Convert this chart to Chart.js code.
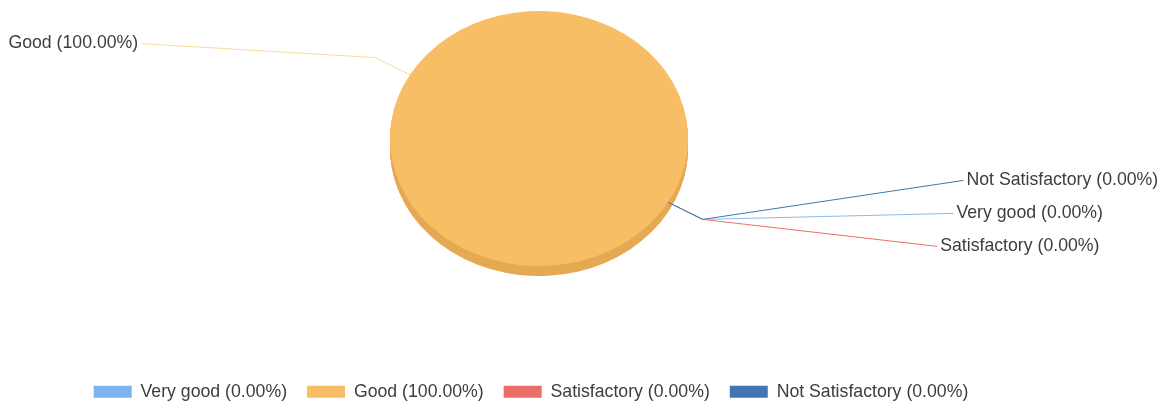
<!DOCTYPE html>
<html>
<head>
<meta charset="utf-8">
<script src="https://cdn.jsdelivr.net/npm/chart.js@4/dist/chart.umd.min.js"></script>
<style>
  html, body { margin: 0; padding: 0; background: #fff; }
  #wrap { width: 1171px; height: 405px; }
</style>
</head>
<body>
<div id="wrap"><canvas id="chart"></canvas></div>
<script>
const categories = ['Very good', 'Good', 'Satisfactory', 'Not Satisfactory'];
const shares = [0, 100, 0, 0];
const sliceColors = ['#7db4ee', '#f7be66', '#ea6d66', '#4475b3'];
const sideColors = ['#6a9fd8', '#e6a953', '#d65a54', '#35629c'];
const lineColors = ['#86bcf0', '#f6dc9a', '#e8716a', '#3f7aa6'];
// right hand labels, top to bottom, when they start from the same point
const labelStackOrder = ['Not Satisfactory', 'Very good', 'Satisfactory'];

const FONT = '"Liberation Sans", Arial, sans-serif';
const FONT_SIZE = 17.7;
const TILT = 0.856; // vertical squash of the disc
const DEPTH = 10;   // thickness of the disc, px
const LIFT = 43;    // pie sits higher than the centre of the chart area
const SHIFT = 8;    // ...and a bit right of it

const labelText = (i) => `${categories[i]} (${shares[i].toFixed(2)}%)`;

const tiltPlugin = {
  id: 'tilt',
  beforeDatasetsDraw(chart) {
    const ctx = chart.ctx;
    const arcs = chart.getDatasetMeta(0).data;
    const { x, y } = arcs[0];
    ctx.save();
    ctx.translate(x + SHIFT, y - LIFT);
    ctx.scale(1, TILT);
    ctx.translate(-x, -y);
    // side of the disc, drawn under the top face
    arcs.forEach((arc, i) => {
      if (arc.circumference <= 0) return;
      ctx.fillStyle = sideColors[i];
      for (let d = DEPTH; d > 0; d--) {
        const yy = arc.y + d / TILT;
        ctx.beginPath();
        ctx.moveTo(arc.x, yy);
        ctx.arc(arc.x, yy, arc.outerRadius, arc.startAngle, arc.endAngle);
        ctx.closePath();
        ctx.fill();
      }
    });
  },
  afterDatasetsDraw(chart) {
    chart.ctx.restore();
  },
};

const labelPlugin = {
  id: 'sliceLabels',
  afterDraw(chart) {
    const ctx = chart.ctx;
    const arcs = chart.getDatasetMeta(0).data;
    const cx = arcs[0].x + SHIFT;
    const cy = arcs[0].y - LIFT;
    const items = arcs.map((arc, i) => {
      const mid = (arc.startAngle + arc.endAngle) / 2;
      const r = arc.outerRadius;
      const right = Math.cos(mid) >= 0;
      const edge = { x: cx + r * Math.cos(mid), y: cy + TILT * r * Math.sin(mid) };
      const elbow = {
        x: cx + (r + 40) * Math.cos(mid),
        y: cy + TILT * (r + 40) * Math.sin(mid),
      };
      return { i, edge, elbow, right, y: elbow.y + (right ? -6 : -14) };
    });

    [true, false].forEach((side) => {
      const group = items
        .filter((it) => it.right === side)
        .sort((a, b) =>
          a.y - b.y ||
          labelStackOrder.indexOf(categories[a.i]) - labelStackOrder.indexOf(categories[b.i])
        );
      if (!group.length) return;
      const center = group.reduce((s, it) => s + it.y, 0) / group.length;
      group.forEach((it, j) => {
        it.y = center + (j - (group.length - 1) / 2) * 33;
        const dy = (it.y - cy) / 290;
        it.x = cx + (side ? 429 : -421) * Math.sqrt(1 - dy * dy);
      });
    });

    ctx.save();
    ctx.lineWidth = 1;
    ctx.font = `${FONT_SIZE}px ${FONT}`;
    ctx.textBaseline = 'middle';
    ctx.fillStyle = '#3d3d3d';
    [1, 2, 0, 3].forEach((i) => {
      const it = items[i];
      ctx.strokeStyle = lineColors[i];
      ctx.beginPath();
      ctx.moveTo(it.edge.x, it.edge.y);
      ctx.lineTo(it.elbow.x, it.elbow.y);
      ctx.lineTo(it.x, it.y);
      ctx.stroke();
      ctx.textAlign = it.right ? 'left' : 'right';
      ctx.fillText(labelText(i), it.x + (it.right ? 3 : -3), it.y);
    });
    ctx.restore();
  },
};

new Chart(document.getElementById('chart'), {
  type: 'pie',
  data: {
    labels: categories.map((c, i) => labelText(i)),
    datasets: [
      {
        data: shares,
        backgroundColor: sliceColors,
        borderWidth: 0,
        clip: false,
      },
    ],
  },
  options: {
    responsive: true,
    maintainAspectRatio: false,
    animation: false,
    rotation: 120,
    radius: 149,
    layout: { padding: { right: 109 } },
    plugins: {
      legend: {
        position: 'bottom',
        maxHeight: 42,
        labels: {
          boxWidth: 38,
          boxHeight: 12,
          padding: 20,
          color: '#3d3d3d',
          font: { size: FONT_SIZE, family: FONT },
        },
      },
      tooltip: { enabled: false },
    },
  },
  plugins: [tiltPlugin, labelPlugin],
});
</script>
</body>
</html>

● **TASK PROMPT**:
Reproduce the full listing above verbatim, with no pictures included.

● **ANSWER TO THE EXERCISE**:
Convert this chart to Chart.js code.
<!DOCTYPE html>
<html>
<head>
<meta charset="utf-8">
<script src="https://cdn.jsdelivr.net/npm/chart.js@4/dist/chart.umd.min.js"></script>
<style>
  html, body { margin: 0; padding: 0; background: #fff; }
  #wrap { width: 1171px; height: 405px; }
</style>
</head>
<body>
<div id="wrap"><canvas id="chart"></canvas></div>
<script>
const categories = ['Very good', 'Good', 'Satisfactory', 'Not Satisfactory'];
const shares = [0, 100, 0, 0];
const sliceColors = ['#7db4ee', '#f7be66', '#ea6d66', '#4475b3'];
const sideColors = ['#6a9fd8', '#e6a953', '#d65a54', '#35629c'];
const lineColors = ['#86bcf0', '#f6dc9a', '#e8716a', '#3f7aa6'];
// right hand labels, top to bottom, when they start from the same point
const labelStackOrder = ['Not Satisfactory', 'Very good', 'Satisfactory'];

const FONT = '"Liberation Sans", Arial, sans-serif';
const FONT_SIZE = 17.7;
const TILT = 0.856; // vertical squash of the disc
const DEPTH = 10;   // thickness of the disc, px
const LIFT = 43;    // pie sits higher than the centre of the chart area
const SHIFT = 8;    // ...and a bit right of it

const labelText = (i) => `${categories[i]} (${shares[i].toFixed(2)}%)`;

const tiltPlugin = {
  id: 'tilt',
  beforeDatasetsDraw(chart) {
    const ctx = chart.ctx;
    const arcs = chart.getDatasetMeta(0).data;
    const { x, y } = arcs[0];
    ctx.save();
    ctx.translate(x + SHIFT, y - LIFT);
    ctx.scale(1, TILT);
    ctx.translate(-x, -y);
    // side of the disc, drawn under the top face
    arcs.forEach((arc, i) => {
      if (arc.circumference <= 0) return;
      ctx.fillStyle = sideColors[i];
      for (let d = DEPTH; d > 0; d--) {
        const yy = arc.y + d / TILT;
        ctx.beginPath();
        ctx.moveTo(arc.x, yy);
        ctx.arc(arc.x, yy, arc.outerRadius, arc.startAngle, arc.endAngle);
        ctx.closePath();
        ctx.fill();
      }
    });
  },
  afterDatasetsDraw(chart) {
    chart.ctx.restore();
  },
};

const labelPlugin = {
  id: 'sliceLabels',
  afterDraw(chart) {
    const ctx = chart.ctx;
    const arcs = chart.getDatasetMeta(0).data;
    const cx = arcs[0].x + SHIFT;
    const cy = arcs[0].y - LIFT;
    const items = arcs.map((arc, i) => {
      const mid = (arc.startAngle + arc.endAngle) / 2;
      const r = arc.outerRadius;
      const right = Math.cos(mid) >= 0;
      const edge = { x: cx + r * Math.cos(mid), y: cy + TILT * r * Math.sin(mid) };
      const elbow = {
        x: cx + (r + 40) * Math.cos(mid),
        y: cy + TILT * (r + 40) * Math.sin(mid),
      };
      return { i, edge, elbow, right, y: elbow.y + (right ? -6 : -14) };
    });

    [true, false].forEach((side) => {
      const group = items
        .filter((it) => it.right === side)
        .sort((a, b) =>
          a.y - b.y ||
          labelStackOrder.indexOf(categories[a.i]) - labelStackOrder.indexOf(categories[b.i])
        );
      if (!group.length) return;
      const center = group.reduce((s, it) => s + it.y, 0) / group.length;
      group.forEach((it, j) => {
        it.y = center + (j - (group.length - 1) / 2) * 33;
        const dy = (it.y - cy) / 290;
        it.x = cx + (side ? 429 : -421) * Math.sqrt(1 - dy * dy);
      });
    });

    ctx.save();
    ctx.lineWidth = 1;
    ctx.font = `${FONT_SIZE}px ${FONT}`;
    ctx.textBaseline = 'middle';
    ctx.fillStyle = '#3d3d3d';
    [1, 2, 0, 3].forEach((i) => {
      const it = items[i];
      ctx.strokeStyle = lineColors[i];
      ctx.beginPath();
      ctx.moveTo(it.edge.x, it.edge.y);
      ctx.lineTo(it.elbow.x, it.elbow.y);
      ctx.lineTo(it.x, it.y);
      ctx.stroke();
      ctx.textAlign = it.right ? 'left' : 'right';
      ctx.fillText(labelText(i), it.x + (it.right ? 3 : -3), it.y);
    });
    ctx.restore();
  },
};

new Chart(document.getElementById('chart'), {
  type: 'pie',
  data: {
    labels: categories.map((c, i) => labelText(i)),
    datasets: [
      {
        data: shares,
        backgroundColor: sliceColors,
        borderWidth: 0,
        clip: false,
      },
    ],
  },
  options: {
    responsive: true,
    maintainAspectRatio: false,
    animation: false,
    rotation: 120,
    radius: 149,
    layout: { padding: { right: 109 } },
    plugins: {
      legend: {
        position: 'bottom',
        maxHeight: 42,
        labels: {
          boxWidth: 38,
          boxHeight: 12,
          padding: 20,
          color: '#3d3d3d',
          font: { size: FONT_SIZE, family: FONT },
        },
      },
      tooltip: { enabled: false },
    },
  },
  plugins: [tiltPlugin, labelPlugin],
});
</script>
</body>
</html>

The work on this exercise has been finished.